··· INFORMATION SHOWN
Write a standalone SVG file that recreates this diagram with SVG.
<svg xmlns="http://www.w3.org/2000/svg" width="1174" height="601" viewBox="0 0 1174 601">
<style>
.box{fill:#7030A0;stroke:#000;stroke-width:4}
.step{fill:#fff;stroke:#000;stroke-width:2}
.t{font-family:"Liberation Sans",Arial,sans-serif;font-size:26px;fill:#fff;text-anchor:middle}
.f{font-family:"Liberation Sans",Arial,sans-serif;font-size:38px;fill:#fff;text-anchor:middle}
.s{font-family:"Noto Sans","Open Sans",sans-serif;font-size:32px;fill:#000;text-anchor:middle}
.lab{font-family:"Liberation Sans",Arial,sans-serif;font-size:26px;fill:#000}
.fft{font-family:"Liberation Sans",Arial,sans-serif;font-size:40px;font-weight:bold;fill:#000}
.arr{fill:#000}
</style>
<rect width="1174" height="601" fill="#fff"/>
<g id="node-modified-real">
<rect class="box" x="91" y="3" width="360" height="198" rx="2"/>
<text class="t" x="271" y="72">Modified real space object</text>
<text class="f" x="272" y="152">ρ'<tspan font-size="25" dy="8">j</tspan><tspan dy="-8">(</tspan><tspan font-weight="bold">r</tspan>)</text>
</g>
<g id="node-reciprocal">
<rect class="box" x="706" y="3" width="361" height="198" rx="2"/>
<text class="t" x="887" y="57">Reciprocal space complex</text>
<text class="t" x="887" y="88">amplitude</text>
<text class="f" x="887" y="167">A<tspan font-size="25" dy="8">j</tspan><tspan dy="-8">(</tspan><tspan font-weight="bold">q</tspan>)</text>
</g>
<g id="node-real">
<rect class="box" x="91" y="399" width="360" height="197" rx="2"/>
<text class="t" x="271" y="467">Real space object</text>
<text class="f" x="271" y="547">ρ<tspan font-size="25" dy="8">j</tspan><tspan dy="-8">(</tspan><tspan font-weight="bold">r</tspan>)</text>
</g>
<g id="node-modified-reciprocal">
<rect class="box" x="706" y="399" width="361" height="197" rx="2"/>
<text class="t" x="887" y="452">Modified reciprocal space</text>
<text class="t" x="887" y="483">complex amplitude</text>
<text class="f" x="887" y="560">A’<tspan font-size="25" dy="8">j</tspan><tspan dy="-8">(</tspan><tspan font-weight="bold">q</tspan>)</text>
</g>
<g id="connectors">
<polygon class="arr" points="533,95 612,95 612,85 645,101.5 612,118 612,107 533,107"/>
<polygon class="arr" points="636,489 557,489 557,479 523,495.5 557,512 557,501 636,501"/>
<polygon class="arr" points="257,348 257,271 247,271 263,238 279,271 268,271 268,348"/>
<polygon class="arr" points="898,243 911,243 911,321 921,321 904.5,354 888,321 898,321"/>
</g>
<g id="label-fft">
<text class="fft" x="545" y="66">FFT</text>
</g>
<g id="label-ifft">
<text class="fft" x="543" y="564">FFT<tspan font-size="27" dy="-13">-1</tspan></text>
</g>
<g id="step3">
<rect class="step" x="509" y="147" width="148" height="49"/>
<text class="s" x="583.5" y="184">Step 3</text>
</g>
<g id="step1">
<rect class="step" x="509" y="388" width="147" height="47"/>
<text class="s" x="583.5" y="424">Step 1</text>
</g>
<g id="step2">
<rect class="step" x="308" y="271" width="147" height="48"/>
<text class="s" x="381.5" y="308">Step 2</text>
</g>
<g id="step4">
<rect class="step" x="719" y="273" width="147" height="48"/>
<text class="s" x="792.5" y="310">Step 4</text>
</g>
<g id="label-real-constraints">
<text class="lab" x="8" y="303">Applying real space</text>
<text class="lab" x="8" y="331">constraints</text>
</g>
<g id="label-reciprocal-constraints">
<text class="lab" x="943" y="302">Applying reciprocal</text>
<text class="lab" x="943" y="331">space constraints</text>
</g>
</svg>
······
◆ **EXERCISE AIM**
Reproduce the full listing word for word.

◆ **EXERCISE OUTPUT**
Write a standalone SVG file that recreates this diagram with SVG.
<svg xmlns="http://www.w3.org/2000/svg" width="1174" height="601" viewBox="0 0 1174 601">
<style>
.box{fill:#7030A0;stroke:#000;stroke-width:4}
.step{fill:#fff;stroke:#000;stroke-width:2}
.t{font-family:"Liberation Sans",Arial,sans-serif;font-size:26px;fill:#fff;text-anchor:middle}
.f{font-family:"Liberation Sans",Arial,sans-serif;font-size:38px;fill:#fff;text-anchor:middle}
.s{font-family:"Noto Sans","Open Sans",sans-serif;font-size:32px;fill:#000;text-anchor:middle}
.lab{font-family:"Liberation Sans",Arial,sans-serif;font-size:26px;fill:#000}
.fft{font-family:"Liberation Sans",Arial,sans-serif;font-size:40px;font-weight:bold;fill:#000}
.arr{fill:#000}
</style>
<rect width="1174" height="601" fill="#fff"/>
<g id="node-modified-real">
<rect class="box" x="91" y="3" width="360" height="198" rx="2"/>
<text class="t" x="271" y="72">Modified real space object</text>
<text class="f" x="272" y="152">ρ'<tspan font-size="25" dy="8">j</tspan><tspan dy="-8">(</tspan><tspan font-weight="bold">r</tspan>)</text>
</g>
<g id="node-reciprocal">
<rect class="box" x="706" y="3" width="361" height="198" rx="2"/>
<text class="t" x="887" y="57">Reciprocal space complex</text>
<text class="t" x="887" y="88">amplitude</text>
<text class="f" x="887" y="167">A<tspan font-size="25" dy="8">j</tspan><tspan dy="-8">(</tspan><tspan font-weight="bold">q</tspan>)</text>
</g>
<g id="node-real">
<rect class="box" x="91" y="399" width="360" height="197" rx="2"/>
<text class="t" x="271" y="467">Real space object</text>
<text class="f" x="271" y="547">ρ<tspan font-size="25" dy="8">j</tspan><tspan dy="-8">(</tspan><tspan font-weight="bold">r</tspan>)</text>
</g>
<g id="node-modified-reciprocal">
<rect class="box" x="706" y="399" width="361" height="197" rx="2"/>
<text class="t" x="887" y="452">Modified reciprocal space</text>
<text class="t" x="887" y="483">complex amplitude</text>
<text class="f" x="887" y="560">A’<tspan font-size="25" dy="8">j</tspan><tspan dy="-8">(</tspan><tspan font-weight="bold">q</tspan>)</text>
</g>
<g id="connectors">
<polygon class="arr" points="533,95 612,95 612,85 645,101.5 612,118 612,107 533,107"/>
<polygon class="arr" points="636,489 557,489 557,479 523,495.5 557,512 557,501 636,501"/>
<polygon class="arr" points="257,348 257,271 247,271 263,238 279,271 268,271 268,348"/>
<polygon class="arr" points="898,243 911,243 911,321 921,321 904.5,354 888,321 898,321"/>
</g>
<g id="label-fft">
<text class="fft" x="545" y="66">FFT</text>
</g>
<g id="label-ifft">
<text class="fft" x="543" y="564">FFT<tspan font-size="27" dy="-13">-1</tspan></text>
</g>
<g id="step3">
<rect class="step" x="509" y="147" width="148" height="49"/>
<text class="s" x="583.5" y="184">Step 3</text>
</g>
<g id="step1">
<rect class="step" x="509" y="388" width="147" height="47"/>
<text class="s" x="583.5" y="424">Step 1</text>
</g>
<g id="step2">
<rect class="step" x="308" y="271" width="147" height="48"/>
<text class="s" x="381.5" y="308">Step 2</text>
</g>
<g id="step4">
<rect class="step" x="719" y="273" width="147" height="48"/>
<text class="s" x="792.5" y="310">Step 4</text>
</g>
<g id="label-real-constraints">
<text class="lab" x="8" y="303">Applying real space</text>
<text class="lab" x="8" y="331">constraints</text>
</g>
<g id="label-reciprocal-constraints">
<text class="lab" x="943" y="302">Applying reciprocal</text>
<text class="lab" x="943" y="331">space constraints</text>
</g>
</svg>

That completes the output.